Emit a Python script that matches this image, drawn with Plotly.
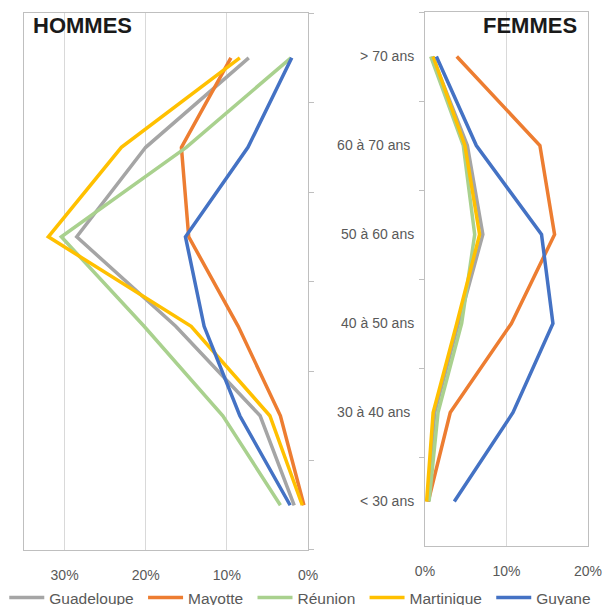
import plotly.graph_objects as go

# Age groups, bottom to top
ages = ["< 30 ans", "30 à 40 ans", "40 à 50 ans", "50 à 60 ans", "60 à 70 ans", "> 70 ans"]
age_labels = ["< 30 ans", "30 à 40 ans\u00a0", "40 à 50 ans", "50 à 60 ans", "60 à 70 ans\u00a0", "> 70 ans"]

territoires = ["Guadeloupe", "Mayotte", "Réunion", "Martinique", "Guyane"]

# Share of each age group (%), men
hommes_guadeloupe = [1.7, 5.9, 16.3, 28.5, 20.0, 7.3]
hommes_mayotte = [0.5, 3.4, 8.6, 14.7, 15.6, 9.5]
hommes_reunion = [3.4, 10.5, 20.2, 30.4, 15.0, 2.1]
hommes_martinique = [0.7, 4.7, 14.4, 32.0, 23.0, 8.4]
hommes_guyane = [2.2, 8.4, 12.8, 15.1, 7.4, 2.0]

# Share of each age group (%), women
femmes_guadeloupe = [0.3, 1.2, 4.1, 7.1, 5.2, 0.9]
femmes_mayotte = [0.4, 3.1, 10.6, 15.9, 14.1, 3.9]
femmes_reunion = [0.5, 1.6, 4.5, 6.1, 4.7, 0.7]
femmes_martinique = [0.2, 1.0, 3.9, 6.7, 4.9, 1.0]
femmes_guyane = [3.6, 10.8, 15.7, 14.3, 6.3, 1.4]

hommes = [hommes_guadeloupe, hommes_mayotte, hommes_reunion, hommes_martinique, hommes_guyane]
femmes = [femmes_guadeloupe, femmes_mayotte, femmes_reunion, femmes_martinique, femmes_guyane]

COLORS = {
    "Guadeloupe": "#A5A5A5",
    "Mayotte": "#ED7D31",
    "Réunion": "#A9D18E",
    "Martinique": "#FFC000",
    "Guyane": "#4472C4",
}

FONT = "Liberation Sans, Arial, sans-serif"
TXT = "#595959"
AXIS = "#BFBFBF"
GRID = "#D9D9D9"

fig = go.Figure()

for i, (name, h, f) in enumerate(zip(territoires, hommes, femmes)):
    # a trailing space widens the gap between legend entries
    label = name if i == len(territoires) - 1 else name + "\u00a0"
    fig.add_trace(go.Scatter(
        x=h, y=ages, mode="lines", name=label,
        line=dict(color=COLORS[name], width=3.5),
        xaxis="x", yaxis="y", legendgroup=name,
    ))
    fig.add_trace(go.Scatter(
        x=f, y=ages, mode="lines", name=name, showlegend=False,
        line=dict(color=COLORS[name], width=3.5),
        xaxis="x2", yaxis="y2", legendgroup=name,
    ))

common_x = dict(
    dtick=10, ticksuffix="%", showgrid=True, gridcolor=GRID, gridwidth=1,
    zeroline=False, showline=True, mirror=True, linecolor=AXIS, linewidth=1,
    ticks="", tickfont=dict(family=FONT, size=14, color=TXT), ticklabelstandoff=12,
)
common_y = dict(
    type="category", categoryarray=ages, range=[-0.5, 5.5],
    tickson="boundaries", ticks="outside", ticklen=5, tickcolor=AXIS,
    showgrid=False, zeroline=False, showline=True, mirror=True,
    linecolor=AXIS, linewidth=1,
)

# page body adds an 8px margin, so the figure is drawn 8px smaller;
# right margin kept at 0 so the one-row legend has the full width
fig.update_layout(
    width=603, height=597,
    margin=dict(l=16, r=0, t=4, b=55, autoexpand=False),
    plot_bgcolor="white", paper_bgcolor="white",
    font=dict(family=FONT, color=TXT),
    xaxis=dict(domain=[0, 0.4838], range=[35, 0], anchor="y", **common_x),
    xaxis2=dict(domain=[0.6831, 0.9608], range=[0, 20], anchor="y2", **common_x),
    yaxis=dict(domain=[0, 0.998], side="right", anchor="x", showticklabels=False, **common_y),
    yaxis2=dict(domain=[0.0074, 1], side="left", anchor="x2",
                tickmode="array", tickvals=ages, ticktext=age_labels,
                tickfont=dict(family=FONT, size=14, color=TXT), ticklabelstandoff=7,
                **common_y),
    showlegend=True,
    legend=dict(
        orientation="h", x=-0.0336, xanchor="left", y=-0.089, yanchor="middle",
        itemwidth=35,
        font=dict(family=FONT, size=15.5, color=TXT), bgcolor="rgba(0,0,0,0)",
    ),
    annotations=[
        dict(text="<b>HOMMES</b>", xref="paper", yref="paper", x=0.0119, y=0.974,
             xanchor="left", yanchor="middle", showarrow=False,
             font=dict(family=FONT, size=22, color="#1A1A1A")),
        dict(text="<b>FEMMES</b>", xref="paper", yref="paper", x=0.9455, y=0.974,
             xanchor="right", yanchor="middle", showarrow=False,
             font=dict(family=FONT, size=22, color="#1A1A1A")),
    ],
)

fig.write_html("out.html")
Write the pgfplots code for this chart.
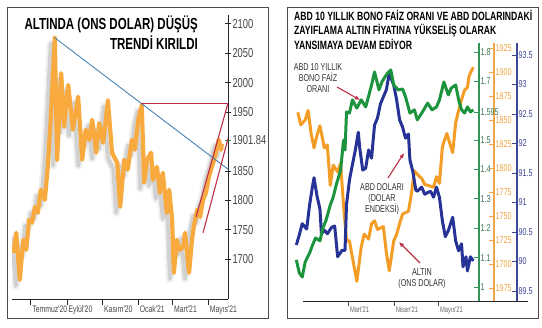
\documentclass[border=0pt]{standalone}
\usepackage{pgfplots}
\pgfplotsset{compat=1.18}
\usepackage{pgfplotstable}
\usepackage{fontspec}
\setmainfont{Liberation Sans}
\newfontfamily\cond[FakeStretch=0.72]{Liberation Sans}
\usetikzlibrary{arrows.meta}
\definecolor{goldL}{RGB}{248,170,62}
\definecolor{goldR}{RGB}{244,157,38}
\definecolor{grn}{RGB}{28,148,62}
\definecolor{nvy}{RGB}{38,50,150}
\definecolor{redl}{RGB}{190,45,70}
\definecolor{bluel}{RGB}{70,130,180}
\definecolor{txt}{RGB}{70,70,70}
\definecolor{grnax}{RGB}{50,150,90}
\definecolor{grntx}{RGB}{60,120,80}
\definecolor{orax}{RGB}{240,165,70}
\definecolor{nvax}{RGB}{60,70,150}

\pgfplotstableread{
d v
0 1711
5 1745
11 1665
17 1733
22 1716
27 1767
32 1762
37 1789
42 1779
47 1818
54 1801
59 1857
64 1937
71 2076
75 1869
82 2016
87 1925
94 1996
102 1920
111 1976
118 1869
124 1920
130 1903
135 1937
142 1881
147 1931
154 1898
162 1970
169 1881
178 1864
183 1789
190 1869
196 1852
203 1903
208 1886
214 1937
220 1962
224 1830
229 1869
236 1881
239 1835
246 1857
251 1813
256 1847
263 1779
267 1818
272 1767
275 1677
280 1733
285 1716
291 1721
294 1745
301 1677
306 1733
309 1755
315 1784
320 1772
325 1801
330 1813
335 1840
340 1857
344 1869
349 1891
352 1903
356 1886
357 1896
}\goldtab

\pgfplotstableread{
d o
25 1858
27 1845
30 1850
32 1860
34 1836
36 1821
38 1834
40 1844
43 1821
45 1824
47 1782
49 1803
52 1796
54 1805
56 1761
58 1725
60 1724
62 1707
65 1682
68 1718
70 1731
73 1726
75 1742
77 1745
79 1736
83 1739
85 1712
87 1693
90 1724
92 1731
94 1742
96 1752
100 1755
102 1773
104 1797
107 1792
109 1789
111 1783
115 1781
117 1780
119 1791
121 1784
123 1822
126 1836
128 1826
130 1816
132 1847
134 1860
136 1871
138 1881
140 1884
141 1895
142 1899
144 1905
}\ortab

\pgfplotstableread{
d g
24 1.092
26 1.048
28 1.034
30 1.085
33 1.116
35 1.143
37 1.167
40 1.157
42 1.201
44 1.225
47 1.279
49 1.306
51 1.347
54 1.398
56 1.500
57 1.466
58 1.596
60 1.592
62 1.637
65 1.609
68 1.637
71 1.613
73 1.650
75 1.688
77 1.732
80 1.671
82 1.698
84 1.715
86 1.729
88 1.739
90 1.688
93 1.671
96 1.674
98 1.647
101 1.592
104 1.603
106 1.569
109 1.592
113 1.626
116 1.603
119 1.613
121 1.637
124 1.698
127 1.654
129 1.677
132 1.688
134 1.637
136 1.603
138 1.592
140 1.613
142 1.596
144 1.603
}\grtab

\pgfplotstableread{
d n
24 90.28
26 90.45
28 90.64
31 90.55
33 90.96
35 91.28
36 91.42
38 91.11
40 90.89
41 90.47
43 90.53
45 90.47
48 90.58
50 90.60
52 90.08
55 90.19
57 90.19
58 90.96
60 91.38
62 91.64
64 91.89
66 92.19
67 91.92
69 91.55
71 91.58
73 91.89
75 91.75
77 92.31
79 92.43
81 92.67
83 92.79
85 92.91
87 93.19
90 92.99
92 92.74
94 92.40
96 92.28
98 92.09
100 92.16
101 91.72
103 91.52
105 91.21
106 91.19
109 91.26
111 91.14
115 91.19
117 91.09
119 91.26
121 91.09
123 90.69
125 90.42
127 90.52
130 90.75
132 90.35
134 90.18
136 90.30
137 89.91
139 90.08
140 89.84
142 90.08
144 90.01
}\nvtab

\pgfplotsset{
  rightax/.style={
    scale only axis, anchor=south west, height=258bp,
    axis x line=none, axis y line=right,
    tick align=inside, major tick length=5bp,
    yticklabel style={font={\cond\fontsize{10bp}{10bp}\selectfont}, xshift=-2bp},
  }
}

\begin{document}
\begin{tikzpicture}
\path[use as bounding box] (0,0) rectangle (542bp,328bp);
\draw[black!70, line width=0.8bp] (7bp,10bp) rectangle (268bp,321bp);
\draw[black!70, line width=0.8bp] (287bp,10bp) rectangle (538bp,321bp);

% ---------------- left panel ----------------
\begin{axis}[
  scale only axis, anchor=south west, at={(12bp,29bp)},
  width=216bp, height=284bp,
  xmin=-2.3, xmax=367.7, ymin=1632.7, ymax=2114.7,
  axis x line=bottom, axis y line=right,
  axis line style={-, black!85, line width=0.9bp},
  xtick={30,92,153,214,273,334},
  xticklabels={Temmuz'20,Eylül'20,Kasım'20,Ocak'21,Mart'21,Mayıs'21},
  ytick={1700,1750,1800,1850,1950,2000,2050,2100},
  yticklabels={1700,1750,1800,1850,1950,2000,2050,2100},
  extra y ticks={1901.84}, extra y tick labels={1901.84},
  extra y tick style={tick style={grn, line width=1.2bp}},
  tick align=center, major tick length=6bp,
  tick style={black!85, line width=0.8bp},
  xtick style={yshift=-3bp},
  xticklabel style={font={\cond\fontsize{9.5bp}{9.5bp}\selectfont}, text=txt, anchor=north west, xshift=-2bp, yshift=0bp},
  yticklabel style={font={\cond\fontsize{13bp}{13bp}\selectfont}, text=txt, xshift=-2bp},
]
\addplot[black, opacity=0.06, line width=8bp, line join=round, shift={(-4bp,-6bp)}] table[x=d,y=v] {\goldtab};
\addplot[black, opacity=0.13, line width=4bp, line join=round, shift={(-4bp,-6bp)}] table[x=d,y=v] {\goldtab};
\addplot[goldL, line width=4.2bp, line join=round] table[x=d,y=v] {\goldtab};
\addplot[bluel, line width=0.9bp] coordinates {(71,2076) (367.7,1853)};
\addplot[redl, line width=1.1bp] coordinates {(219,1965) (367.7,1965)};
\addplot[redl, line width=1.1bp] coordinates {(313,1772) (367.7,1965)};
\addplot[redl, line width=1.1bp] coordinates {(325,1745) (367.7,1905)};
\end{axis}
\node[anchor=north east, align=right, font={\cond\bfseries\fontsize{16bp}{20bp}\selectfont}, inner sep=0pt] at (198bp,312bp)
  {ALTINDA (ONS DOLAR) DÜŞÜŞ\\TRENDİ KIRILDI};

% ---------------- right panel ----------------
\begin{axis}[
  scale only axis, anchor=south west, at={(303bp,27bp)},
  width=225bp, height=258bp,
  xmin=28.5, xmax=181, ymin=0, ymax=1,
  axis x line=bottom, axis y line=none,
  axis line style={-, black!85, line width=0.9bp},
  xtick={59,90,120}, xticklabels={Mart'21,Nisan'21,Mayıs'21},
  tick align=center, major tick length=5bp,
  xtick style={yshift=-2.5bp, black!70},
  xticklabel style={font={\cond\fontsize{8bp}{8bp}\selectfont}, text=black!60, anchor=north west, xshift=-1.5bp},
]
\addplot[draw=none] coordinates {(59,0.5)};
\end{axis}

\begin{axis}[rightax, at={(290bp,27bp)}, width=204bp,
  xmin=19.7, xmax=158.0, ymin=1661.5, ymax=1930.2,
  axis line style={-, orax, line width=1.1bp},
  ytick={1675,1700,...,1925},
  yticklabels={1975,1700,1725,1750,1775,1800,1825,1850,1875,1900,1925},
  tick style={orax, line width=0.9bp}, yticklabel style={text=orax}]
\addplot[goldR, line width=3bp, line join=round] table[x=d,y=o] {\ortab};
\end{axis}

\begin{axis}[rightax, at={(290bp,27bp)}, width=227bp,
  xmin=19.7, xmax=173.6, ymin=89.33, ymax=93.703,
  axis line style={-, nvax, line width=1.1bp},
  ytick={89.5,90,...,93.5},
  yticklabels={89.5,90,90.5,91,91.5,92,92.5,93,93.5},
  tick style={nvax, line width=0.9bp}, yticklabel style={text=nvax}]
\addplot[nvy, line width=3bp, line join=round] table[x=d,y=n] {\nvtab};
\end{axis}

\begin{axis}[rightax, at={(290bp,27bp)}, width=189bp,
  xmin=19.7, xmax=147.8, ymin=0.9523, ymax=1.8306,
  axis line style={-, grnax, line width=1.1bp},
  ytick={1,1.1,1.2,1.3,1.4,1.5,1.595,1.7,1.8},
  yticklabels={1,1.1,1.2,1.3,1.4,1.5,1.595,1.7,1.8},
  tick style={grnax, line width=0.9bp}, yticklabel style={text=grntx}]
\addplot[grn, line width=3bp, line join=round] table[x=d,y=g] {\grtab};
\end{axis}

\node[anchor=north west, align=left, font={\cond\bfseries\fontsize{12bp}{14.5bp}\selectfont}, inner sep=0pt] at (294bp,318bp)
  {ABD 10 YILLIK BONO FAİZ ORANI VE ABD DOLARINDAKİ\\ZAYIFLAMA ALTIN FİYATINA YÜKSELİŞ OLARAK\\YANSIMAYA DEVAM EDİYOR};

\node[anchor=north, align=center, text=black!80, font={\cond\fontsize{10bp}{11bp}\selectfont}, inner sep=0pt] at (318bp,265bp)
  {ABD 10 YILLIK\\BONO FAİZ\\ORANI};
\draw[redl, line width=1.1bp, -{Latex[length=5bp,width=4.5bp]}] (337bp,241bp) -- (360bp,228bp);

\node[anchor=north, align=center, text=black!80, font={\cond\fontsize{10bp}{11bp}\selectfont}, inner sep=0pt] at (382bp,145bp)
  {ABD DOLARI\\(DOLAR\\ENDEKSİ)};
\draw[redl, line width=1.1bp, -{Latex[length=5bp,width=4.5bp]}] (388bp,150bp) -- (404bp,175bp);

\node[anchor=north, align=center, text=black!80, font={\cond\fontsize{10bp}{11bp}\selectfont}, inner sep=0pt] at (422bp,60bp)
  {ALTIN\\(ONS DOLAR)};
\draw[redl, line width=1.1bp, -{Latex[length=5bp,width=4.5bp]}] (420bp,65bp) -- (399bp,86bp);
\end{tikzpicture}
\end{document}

(REQUIRED WORK)
Start at the first line of the records and write out everything up to and including the line containing "fig = go.Figure()". No pictures.

(THE OUTPUT)
Emit a Python script that matches this image, drawn with Plotly.
import plotly.graph_objects as go

# Age groups, bottom to top
ages = ["< 30 ans", "30 à 40 ans", "40 à 50 ans", "50 à 60 ans", "60 à 70 ans", "> 70 ans"]
age_labels = ["< 30 ans", "30 à 40 ans\u00a0", "40 à 50 ans", "50 à 60 ans", "60 à 70 ans\u00a0", "> 70 ans"]

territoires = ["Guadeloupe", "Mayotte", "Réunion", "Martinique", "Guyane"]

# Share of each age group (%), men
hommes_guadeloupe = [1.7, 5.9, 16.3, 28.5, 20.0, 7.3]
hommes_mayotte = [0.5, 3.4, 8.6, 14.7, 15.6, 9.5]
hommes_reunion = [3.4, 10.5, 20.2, 30.4, 15.0, 2.1]
hommes_martinique = [0.7, 4.7, 14.4, 32.0, 23.0, 8.4]
hommes_guyane = [2.2, 8.4, 12.8, 15.1, 7.4, 2.0]

# Share of each age group (%), women
femmes_guadeloupe = [0.3, 1.2, 4.1, 7.1, 5.2, 0.9]
femmes_mayotte = [0.4, 3.1, 10.6, 15.9, 14.1, 3.9]
femmes_reunion = [0.5, 1.6, 4.5, 6.1, 4.7, 0.7]
femmes_martinique = [0.2, 1.0, 3.9, 6.7, 4.9, 1.0]
femmes_guyane = [3.6, 10.8, 15.7, 14.3, 6.3, 1.4]

hommes = [hommes_guadeloupe, hommes_mayotte, hommes_reunion, hommes_martinique, hommes_guyane]
femmes = [femmes_guadeloupe, femmes_mayotte, femmes_reunion, femmes_martinique, femmes_guyane]

COLORS = {
    "Guadeloupe": "#A5A5A5",
    "Mayotte": "#ED7D31",
    "Réunion": "#A9D18E",
    "Martinique": "#FFC000",
    "Guyane": "#4472C4",
}

FONT = "Liberation Sans, Arial, sans-serif"
TXT = "#595959"
AXIS = "#BFBFBF"
GRID = "#D9D9D9"

fig = go.Figure()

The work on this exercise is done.